The story behind the coin
Picture a new country trying to invent its own money from scratch. No coins of its own, a public still counting in British shillings and pence, and a Congress that had just bet the republic on a clean decimal idea: one dollar, one hundred cents, math anyone could do.
Thomas Jefferson and the founders worried about the smallest transactions — the ones where pennies still felt too big. The half cent was the answer. Authorized by the Coinage Act of 1792, it was worth exactly one two-hundredth of a dollar: half of one cent. It existed so a working person could buy a single small thing and get honest change. Some early coins even carried the promise spelled out on the edge — TWO HUNDRED FOR A DOLLAR.

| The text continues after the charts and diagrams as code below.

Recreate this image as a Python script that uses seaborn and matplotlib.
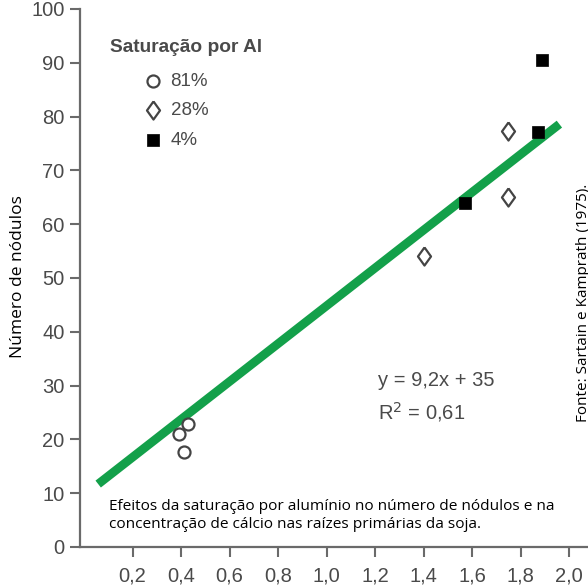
import numpy as np
import pandas as pd
import seaborn as sns
import matplotlib.pyplot as plt

#%% data
ca_81 = [0.39, 0.41, 0.43]
nod_81 = [21.0, 17.7, 22.8]
ca_28 = [1.40, 1.75, 1.75]
nod_28 = [54.1, 65.0, 77.4]
ca_4 = [1.57, 1.87, 1.89]
nod_4 = [64.0, 77.1, 90.6]
fit_x = [0.058, 1.96]
fit_y = [11.7, 78.6]

x_ticks = [0.2, 0.4, 0.6, 0.8, 1.0, 1.2, 1.4, 1.6, 1.8, 2.0]
y_ticks = [0, 10, 20, 30, 40, 50, 60, 70, 80, 90, 100]
x_labels = [f'{v:.1f}'.replace('.', ',') for v in x_ticks]

#%% style
sns.set_style('ticks')
plt.rcParams['font.family'] = ['Liberation Sans', 'DejaVu Sans']
grey_txt = '#4a4a4a'
grey_axis = '#6a6a6a'
green = '#13a04a'
diamond = [(0, 1), (0.72, 0), (0, -1), (-0.72, 0), (0, 1)]

W, H = 588, 587
fig = plt.figure(figsize=(W / 100, H / 100), dpi=100)
ax = fig.add_axes([80 / W, (H - 547) / H, 508 / W, 538 / H])

ax.plot(fit_x, fit_y, color=green, lw=6.3, solid_capstyle='butt', zorder=1)

sns.scatterplot(x=ca_81, y=nod_81, marker='o', s=75, facecolor='white',
                edgecolor='#444444', linewidth=1.6, label='81%', ax=ax, zorder=3)
sns.scatterplot(x=ca_28, y=nod_28, marker=diamond, s=170, facecolor='white',
                edgecolor='#444444', linewidth=1.6, label='28%', ax=ax, zorder=3)
sns.scatterplot(x=ca_4, y=nod_4, marker='s', s=85, color='black',
                edgecolor='black', linewidth=0.5, label='4%', ax=ax, zorder=3)

ax.set_xlim(-0.017, 2.078)
ax.set_ylim(0, 100)
ax.set_xticks(x_ticks)
ax.set_xticklabels(x_labels)
ax.set_yticks(y_ticks)
ax.tick_params(axis='both', colors=grey_axis, labelcolor=grey_txt,
               labelsize=14.5, width=1.5, length=7, pad=4)
ax.tick_params(axis='x', pad=7)
for side in ['top', 'right']:
    ax.spines[side].set_visible(False)
for side in ['left', 'bottom']:
    ax.spines[side].set_color(grey_axis)
    ax.spines[side].set_linewidth(1.6)
ax.set_xlabel('')
ax.set_ylabel('')

# legend: title drawn as its own text, entries indented under it
leg = ax.legend(loc='upper left', bbox_to_anchor=(134 / W, 1 - 63 / H),
                bbox_transform=fig.transFigure, frameon=False, fontsize=13.5,
                labelcolor=grey_txt, handlelength=1.0, handletextpad=0.45,
                labelspacing=0.68, borderpad=0)
fig.text(110 / W, 1 - 47 / H, 'Saturação por Al', fontsize=13.8,
         weight='bold', color=grey_txt, va='center')

fig.text(378 / W, 1 - 381 / H, 'y = 9,2x + 35', fontsize=14.5,
         color=grey_txt, va='center')
fig.text(378 / W, 1 - 412 / H, 'R$^{2}$ = 0,61', fontsize=14.5,
         color=grey_txt, va='center')

fig.text(109 / W, 1 - 510 / H,
         'Efeitos da saturação por alumínio no número de nódulos e na',
         family='Open Sans', fontsize=11.1, color='black', va='baseline')
fig.text(109 / W, 1 - 528 / H,
         'concentração de cálcio nas raízes primárias da soja.',
         family='Open Sans', fontsize=11.1, color='black', va='baseline')

fig.text(18 / W, 1 - 277 / H, 'Número de nódulos', family='Open Sans',
         fontsize=12.5, color='black', rotation=90, ha='center', va='center')
fig.text(587 / W, 1 - 422 / H, 'Fonte: Sartain e Kamprath (1975).',
         family='Open Sans', fontsize=11, color='black', rotation=90,
         rotation_mode='anchor', ha='left', va='baseline')

fig.savefig('out.png', dpi=100)
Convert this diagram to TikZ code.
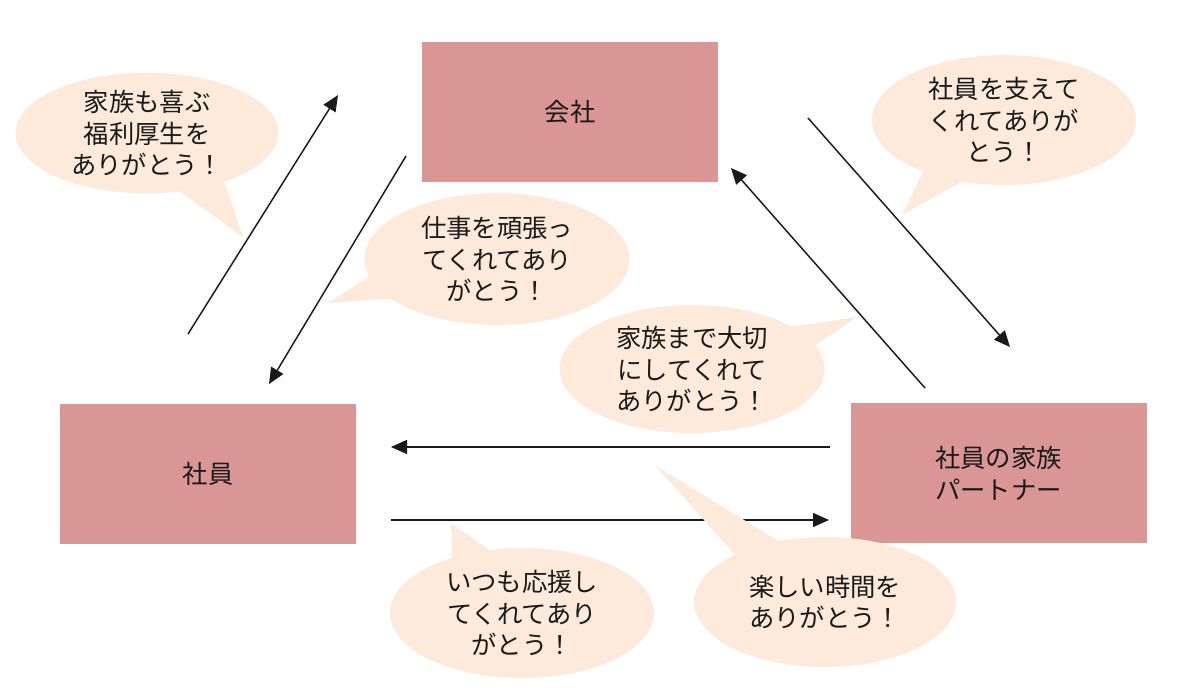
\documentclass[tikz,border=0pt]{standalone}
\usepackage{fontspec}
\setmainfont{Noto Sans CJK JP}
\usetikzlibrary{shapes.geometric,arrows.meta}
\definecolor{boxred}{HTML}{D99694}
\definecolor{bubble}{HTML}{FDEADA}
\definecolor{ink}{HTML}{1A1A1A}
\begin{document}
\begin{tikzpicture}[x=0.75pt,y=-0.75pt,
  entity/.style={rectangle,fill=boxred,draw=none,minimum width=222pt,minimum height=105pt,
    inner sep=0pt,align=center,text=ink,font=\fontsize{19}{24}\selectfont},
  bubbletext/.style={ellipse,fill=bubble,draw=none,inner sep=0pt,align=center,text=ink,
    font=\fontsize{19}{23.5}\selectfont},
  tail/.style={fill=bubble,draw=none},
  flow/.style={draw=ink,line width=1.1pt,-{Triangle[length=12pt,width=10.5pt]}}]
\useasboundingbox (0,0) rectangle (1200,691);
% boxes
\node[entity] (kaisha) at (570,112) {会社};
\node[entity] (shain) at (208,474) {社員};
\node[entity] (kazoku) at (998.5,473) {社員の家族\\パートナー};
% arrow end points
\coordinate (a1s) at (188,334); \coordinate (a1e) at (338,95);
\coordinate (a2s) at (406,156); \coordinate (a2e) at (269,384);
\coordinate (a3s) at (808,118); \coordinate (a3e) at (1010,347);
\coordinate (a4s) at (925,388); \coordinate (a4e) at (731,168);
\coordinate (a5s) at (830,447); \coordinate (a5e) at (391,447);
\coordinate (a6s) at (391,520); \coordinate (a6e) at (829,520);
\draw[flow] (a1s) -- (a1e);
\draw[flow] (a2s) -- (a2e);
\draw[flow] (a3s) -- (a3e);
\draw[flow] (a4s) -- (a4e);
\draw[flow] (a5s) -- (a5e);
\draw[flow] (a6s) -- (a6e);
% tail points
\coordinate (t1a) at (172,186); \coordinate (t1t) at (243,237); \coordinate (t1b) at (222,176);
\coordinate (t2a) at (372,275); \coordinate (t2t) at (328,303); \coordinate (t2b) at (400,298);
\coordinate (t3a) at (783,328); \coordinate (t3t) at (857,317); \coordinate (t3b) at (813,347);
\coordinate (t4a) at (452,560); \coordinate (t4t) at (451,523); \coordinate (t4b) at (492,552);
\coordinate (t5a) at (736,556); \coordinate (t5t) at (656,466); \coordinate (t5b) at (780,542);
\coordinate (t6a) at (925,168); \coordinate (t6t) at (902,215); \coordinate (t6b) at (965,180);
\fill[tail] (t1a) -- (t1t) -- (t1b) -- cycle;
\fill[tail] (t2a) -- (t2t) -- (t2b) -- cycle;
\fill[tail] (t3a) -- (t3t) -- (t3b) -- cycle;
\fill[tail] (t4a) -- (t4t) -- (t4b) -- cycle;
\fill[tail] (t5a) -- (t5t) -- (t5b) -- cycle;
\fill[tail] (t6a) -- (t6t) -- (t6b) -- cycle;
% bubbles
\node[bubbletext,minimum width=197.25pt,minimum height=90pt] (b1) at (147,133) {家族も喜ぶ\\福利厚生を\\ありがとう！};
\node[bubbletext,minimum width=198.75pt,minimum height=99pt] (b2) at (497,259) {仕事を頑張っ\\てくれてあり\\がとう！};
\node[bubbletext,minimum width=198.75pt,minimum height=96pt] (b3) at (692,369) {家族まで大切\\にしてくれて\\ありがとう！};
\node[bubbletext,minimum width=198pt,minimum height=97.5pt] (b4) at (522,613) {いつも応援し\\てくれてあり\\がとう！};
\node[bubbletext,minimum width=196.5pt,minimum height=97.5pt] (b5) at (825,602) {楽しい時間を\\ありがとう！};
\node[bubbletext,minimum width=198pt,minimum height=97.5pt] (b6) at (1004,120) {社員を支えて\\くれてありが\\とう！};
\end{tikzpicture}
\end{document}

The first half cents, struck in 1793, showed Liberty facing left. Then disease rewrote the design. Yellow fever swept Philadelphia and killed the Mint's first engraver, Joseph Wright. When the Mint reopened, its new Chief Engraver, Robert Scot, cut fresh dies — and turned Liberty around to face right. That right-facing portrait is the coin on this page, struck from 1794 through 1797.
It was never an easy coin to make. Copper was scarce, the Mint was tiny, and every die was engraved by hand. The half cent was suspended after 1797, revived in 1800 with a new look, and the whole denomination was finally killed off by Congress in 1857. It is the smallest coin the United States ever made — and one of the hardest to make well.